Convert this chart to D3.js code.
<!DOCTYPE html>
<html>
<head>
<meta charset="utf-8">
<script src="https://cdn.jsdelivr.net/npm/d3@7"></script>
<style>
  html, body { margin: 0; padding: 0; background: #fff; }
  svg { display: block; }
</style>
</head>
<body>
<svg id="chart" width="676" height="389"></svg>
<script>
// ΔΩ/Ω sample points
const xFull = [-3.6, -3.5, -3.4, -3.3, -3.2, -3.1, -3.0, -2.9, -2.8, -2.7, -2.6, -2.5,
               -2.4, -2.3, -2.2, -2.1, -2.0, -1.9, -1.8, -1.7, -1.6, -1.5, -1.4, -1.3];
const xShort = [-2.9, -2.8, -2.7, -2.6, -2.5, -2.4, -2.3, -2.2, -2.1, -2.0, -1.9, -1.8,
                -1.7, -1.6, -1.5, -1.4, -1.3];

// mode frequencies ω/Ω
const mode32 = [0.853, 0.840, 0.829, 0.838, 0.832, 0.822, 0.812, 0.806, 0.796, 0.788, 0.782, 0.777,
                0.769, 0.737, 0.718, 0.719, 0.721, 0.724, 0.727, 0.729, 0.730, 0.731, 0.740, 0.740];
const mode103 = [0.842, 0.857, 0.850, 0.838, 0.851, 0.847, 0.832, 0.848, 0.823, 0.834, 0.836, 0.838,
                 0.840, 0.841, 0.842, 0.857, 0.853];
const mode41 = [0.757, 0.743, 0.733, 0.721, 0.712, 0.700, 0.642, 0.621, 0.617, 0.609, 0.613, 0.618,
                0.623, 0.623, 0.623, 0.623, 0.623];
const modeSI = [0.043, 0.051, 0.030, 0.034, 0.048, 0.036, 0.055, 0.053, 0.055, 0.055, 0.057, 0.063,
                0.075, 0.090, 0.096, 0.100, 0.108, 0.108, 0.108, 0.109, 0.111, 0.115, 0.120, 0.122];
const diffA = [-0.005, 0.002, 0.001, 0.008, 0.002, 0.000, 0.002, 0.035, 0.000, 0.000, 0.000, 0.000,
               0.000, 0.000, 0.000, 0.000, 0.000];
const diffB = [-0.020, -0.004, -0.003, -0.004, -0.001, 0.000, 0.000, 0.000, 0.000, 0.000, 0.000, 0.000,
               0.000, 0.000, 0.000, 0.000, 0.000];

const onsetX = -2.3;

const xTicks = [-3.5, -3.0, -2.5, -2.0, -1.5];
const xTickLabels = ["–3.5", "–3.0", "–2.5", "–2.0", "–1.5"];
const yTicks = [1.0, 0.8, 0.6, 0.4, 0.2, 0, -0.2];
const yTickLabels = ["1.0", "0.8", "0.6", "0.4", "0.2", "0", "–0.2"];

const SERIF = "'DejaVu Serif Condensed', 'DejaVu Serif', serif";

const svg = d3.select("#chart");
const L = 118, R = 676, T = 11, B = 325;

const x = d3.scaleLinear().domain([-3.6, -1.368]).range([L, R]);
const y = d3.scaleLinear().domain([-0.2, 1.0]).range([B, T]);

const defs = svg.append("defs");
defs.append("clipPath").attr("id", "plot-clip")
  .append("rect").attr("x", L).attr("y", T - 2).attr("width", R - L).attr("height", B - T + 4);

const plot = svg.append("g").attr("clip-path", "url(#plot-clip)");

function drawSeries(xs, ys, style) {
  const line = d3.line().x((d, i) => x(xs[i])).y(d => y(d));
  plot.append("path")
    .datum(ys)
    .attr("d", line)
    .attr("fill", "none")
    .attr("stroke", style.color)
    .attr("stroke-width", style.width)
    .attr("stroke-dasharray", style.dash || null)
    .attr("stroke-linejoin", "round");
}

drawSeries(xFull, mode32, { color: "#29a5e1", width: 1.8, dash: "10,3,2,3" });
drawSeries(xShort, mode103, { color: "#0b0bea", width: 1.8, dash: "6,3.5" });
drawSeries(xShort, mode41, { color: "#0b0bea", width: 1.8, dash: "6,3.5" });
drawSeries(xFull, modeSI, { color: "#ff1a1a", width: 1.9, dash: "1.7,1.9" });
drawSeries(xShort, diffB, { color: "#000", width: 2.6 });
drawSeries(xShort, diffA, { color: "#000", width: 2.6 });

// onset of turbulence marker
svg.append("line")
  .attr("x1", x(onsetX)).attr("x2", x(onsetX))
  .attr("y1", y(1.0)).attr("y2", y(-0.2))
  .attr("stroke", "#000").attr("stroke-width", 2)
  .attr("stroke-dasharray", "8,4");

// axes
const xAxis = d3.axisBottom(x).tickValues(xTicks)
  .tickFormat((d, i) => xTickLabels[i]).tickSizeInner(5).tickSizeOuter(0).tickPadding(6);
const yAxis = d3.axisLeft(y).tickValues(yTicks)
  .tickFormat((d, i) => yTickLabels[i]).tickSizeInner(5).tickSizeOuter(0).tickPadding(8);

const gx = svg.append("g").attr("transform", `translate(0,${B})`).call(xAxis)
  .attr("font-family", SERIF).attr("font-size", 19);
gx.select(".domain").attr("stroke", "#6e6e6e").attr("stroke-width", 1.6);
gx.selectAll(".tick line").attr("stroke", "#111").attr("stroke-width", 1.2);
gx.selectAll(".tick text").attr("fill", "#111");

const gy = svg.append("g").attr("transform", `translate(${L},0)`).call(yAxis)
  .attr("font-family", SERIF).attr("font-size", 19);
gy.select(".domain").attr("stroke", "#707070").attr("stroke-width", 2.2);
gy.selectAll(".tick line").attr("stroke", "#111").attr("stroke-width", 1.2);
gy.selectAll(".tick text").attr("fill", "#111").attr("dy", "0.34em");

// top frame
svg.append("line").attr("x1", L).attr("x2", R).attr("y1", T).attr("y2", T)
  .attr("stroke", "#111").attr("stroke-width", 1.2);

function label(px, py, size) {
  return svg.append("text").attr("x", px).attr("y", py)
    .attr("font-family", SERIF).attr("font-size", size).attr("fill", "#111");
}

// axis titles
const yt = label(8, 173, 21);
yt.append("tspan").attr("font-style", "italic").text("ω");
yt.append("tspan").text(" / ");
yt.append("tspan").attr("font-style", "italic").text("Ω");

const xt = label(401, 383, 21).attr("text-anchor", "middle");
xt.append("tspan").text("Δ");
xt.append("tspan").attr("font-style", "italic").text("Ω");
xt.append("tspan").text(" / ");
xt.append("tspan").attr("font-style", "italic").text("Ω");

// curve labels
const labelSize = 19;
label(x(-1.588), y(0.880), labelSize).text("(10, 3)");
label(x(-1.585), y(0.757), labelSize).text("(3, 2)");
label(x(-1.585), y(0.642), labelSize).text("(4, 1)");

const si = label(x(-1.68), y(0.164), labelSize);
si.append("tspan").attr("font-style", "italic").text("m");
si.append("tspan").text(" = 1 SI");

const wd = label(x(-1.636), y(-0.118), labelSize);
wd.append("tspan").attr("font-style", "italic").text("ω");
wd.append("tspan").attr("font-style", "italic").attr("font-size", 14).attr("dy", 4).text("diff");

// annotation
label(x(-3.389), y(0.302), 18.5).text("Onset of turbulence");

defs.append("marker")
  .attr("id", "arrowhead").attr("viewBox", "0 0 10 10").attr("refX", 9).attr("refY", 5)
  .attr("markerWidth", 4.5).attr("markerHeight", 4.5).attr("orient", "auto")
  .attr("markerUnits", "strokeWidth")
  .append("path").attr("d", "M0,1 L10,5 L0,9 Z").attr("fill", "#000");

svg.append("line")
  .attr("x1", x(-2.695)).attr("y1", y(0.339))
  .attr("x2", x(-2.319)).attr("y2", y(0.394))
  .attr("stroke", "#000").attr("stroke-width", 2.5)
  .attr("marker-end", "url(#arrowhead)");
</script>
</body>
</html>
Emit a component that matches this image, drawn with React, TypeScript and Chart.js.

_Do this:_ Please quote the data above in full, with no line missing.

_Output for this task:_
Convert this chart to D3.js code.
<!DOCTYPE html>
<html>
<head>
<meta charset="utf-8">
<script src="https://cdn.jsdelivr.net/npm/d3@7"></script>
<style>
  html, body { margin: 0; padding: 0; background: #fff; }
  svg { display: block; }
</style>
</head>
<body>
<svg id="chart" width="676" height="389"></svg>
<script>
// ΔΩ/Ω sample points
const xFull = [-3.6, -3.5, -3.4, -3.3, -3.2, -3.1, -3.0, -2.9, -2.8, -2.7, -2.6, -2.5,
               -2.4, -2.3, -2.2, -2.1, -2.0, -1.9, -1.8, -1.7, -1.6, -1.5, -1.4, -1.3];
const xShort = [-2.9, -2.8, -2.7, -2.6, -2.5, -2.4, -2.3, -2.2, -2.1, -2.0, -1.9, -1.8,
                -1.7, -1.6, -1.5, -1.4, -1.3];

// mode frequencies ω/Ω
const mode32 = [0.853, 0.840, 0.829, 0.838, 0.832, 0.822, 0.812, 0.806, 0.796, 0.788, 0.782, 0.777,
                0.769, 0.737, 0.718, 0.719, 0.721, 0.724, 0.727, 0.729, 0.730, 0.731, 0.740, 0.740];
const mode103 = [0.842, 0.857, 0.850, 0.838, 0.851, 0.847, 0.832, 0.848, 0.823, 0.834, 0.836, 0.838,
                 0.840, 0.841, 0.842, 0.857, 0.853];
const mode41 = [0.757, 0.743, 0.733, 0.721, 0.712, 0.700, 0.642, 0.621, 0.617, 0.609, 0.613, 0.618,
                0.623, 0.623, 0.623, 0.623, 0.623];
const modeSI = [0.043, 0.051, 0.030, 0.034, 0.048, 0.036, 0.055, 0.053, 0.055, 0.055, 0.057, 0.063,
                0.075, 0.090, 0.096, 0.100, 0.108, 0.108, 0.108, 0.109, 0.111, 0.115, 0.120, 0.122];
const diffA = [-0.005, 0.002, 0.001, 0.008, 0.002, 0.000, 0.002, 0.035, 0.000, 0.000, 0.000, 0.000,
               0.000, 0.000, 0.000, 0.000, 0.000];
const diffB = [-0.020, -0.004, -0.003, -0.004, -0.001, 0.000, 0.000, 0.000, 0.000, 0.000, 0.000, 0.000,
               0.000, 0.000, 0.000, 0.000, 0.000];

const onsetX = -2.3;

const xTicks = [-3.5, -3.0, -2.5, -2.0, -1.5];
const xTickLabels = ["–3.5", "–3.0", "–2.5", "–2.0", "–1.5"];
const yTicks = [1.0, 0.8, 0.6, 0.4, 0.2, 0, -0.2];
const yTickLabels = ["1.0", "0.8", "0.6", "0.4", "0.2", "0", "–0.2"];

const SERIF = "'DejaVu Serif Condensed', 'DejaVu Serif', serif";

const svg = d3.select("#chart");
const L = 118, R = 676, T = 11, B = 325;

const x = d3.scaleLinear().domain([-3.6, -1.368]).range([L, R]);
const y = d3.scaleLinear().domain([-0.2, 1.0]).range([B, T]);

const defs = svg.append("defs");
defs.append("clipPath").attr("id", "plot-clip")
  .append("rect").attr("x", L).attr("y", T - 2).attr("width", R - L).attr("height", B - T + 4);

const plot = svg.append("g").attr("clip-path", "url(#plot-clip)");

function drawSeries(xs, ys, style) {
  const line = d3.line().x((d, i) => x(xs[i])).y(d => y(d));
  plot.append("path")
    .datum(ys)
    .attr("d", line)
    .attr("fill", "none")
    .attr("stroke", style.color)
    .attr("stroke-width", style.width)
    .attr("stroke-dasharray", style.dash || null)
    .attr("stroke-linejoin", "round");
}

drawSeries(xFull, mode32, { color: "#29a5e1", width: 1.8, dash: "10,3,2,3" });
drawSeries(xShort, mode103, { color: "#0b0bea", width: 1.8, dash: "6,3.5" });
drawSeries(xShort, mode41, { color: "#0b0bea", width: 1.8, dash: "6,3.5" });
drawSeries(xFull, modeSI, { color: "#ff1a1a", width: 1.9, dash: "1.7,1.9" });
drawSeries(xShort, diffB, { color: "#000", width: 2.6 });
drawSeries(xShort, diffA, { color: "#000", width: 2.6 });

// onset of turbulence marker
svg.append("line")
  .attr("x1", x(onsetX)).attr("x2", x(onsetX))
  .attr("y1", y(1.0)).attr("y2", y(-0.2))
  .attr("stroke", "#000").attr("stroke-width", 2)
  .attr("stroke-dasharray", "8,4");

// axes
const xAxis = d3.axisBottom(x).tickValues(xTicks)
  .tickFormat((d, i) => xTickLabels[i]).tickSizeInner(5).tickSizeOuter(0).tickPadding(6);
const yAxis = d3.axisLeft(y).tickValues(yTicks)
  .tickFormat((d, i) => yTickLabels[i]).tickSizeInner(5).tickSizeOuter(0).tickPadding(8);

const gx = svg.append("g").attr("transform", `translate(0,${B})`).call(xAxis)
  .attr("font-family", SERIF).attr("font-size", 19);
gx.select(".domain").attr("stroke", "#6e6e6e").attr("stroke-width", 1.6);
gx.selectAll(".tick line").attr("stroke", "#111").attr("stroke-width", 1.2);
gx.selectAll(".tick text").attr("fill", "#111");

const gy = svg.append("g").attr("transform", `translate(${L},0)`).call(yAxis)
  .attr("font-family", SERIF).attr("font-size", 19);
gy.select(".domain").attr("stroke", "#707070").attr("stroke-width", 2.2);
gy.selectAll(".tick line").attr("stroke", "#111").attr("stroke-width", 1.2);
gy.selectAll(".tick text").attr("fill", "#111").attr("dy", "0.34em");

// top frame
svg.append("line").attr("x1", L).attr("x2", R).attr("y1", T).attr("y2", T)
  .attr("stroke", "#111").attr("stroke-width", 1.2);

function label(px, py, size) {
  return svg.append("text").attr("x", px).attr("y", py)
    .attr("font-family", SERIF).attr("font-size", size).attr("fill", "#111");
}

// axis titles
const yt = label(8, 173, 21);
yt.append("tspan").attr("font-style", "italic").text("ω");
yt.append("tspan").text(" / ");
yt.append("tspan").attr("font-style", "italic").text("Ω");

const xt = label(401, 383, 21).attr("text-anchor", "middle");
xt.append("tspan").text("Δ");
xt.append("tspan").attr("font-style", "italic").text("Ω");
xt.append("tspan").text(" / ");
xt.append("tspan").attr("font-style", "italic").text("Ω");

// curve labels
const labelSize = 19;
label(x(-1.588), y(0.880), labelSize).text("(10, 3)");
label(x(-1.585), y(0.757), labelSize).text("(3, 2)");
label(x(-1.585), y(0.642), labelSize).text("(4, 1)");

const si = label(x(-1.68), y(0.164), labelSize);
si.append("tspan").attr("font-style", "italic").text("m");
si.append("tspan").text(" = 1 SI");

const wd = label(x(-1.636), y(-0.118), labelSize);
wd.append("tspan").attr("font-style", "italic").text("ω");
wd.append("tspan").attr("font-style", "italic").attr("font-size", 14).attr("dy", 4).text("diff");

// annotation
label(x(-3.389), y(0.302), 18.5).text("Onset of turbulence");

defs.append("marker")
  .attr("id", "arrowhead").attr("viewBox", "0 0 10 10").attr("refX", 9).attr("refY", 5)
  .attr("markerWidth", 4.5).attr("markerHeight", 4.5).attr("orient", "auto")
  .attr("markerUnits", "strokeWidth")
  .append("path").attr("d", "M0,1 L10,5 L0,9 Z").attr("fill", "#000");

svg.append("line")
  .attr("x1", x(-2.695)).attr("y1", y(0.339))
  .attr("x2", x(-2.319)).attr("y2", y(0.394))
  .attr("stroke", "#000").attr("stroke-width", 2.5)
  .attr("marker-end", "url(#arrowhead)");
</script>
</body>
</html>
Emit a component that matches this image, drawn with React, TypeScript and Chart.js.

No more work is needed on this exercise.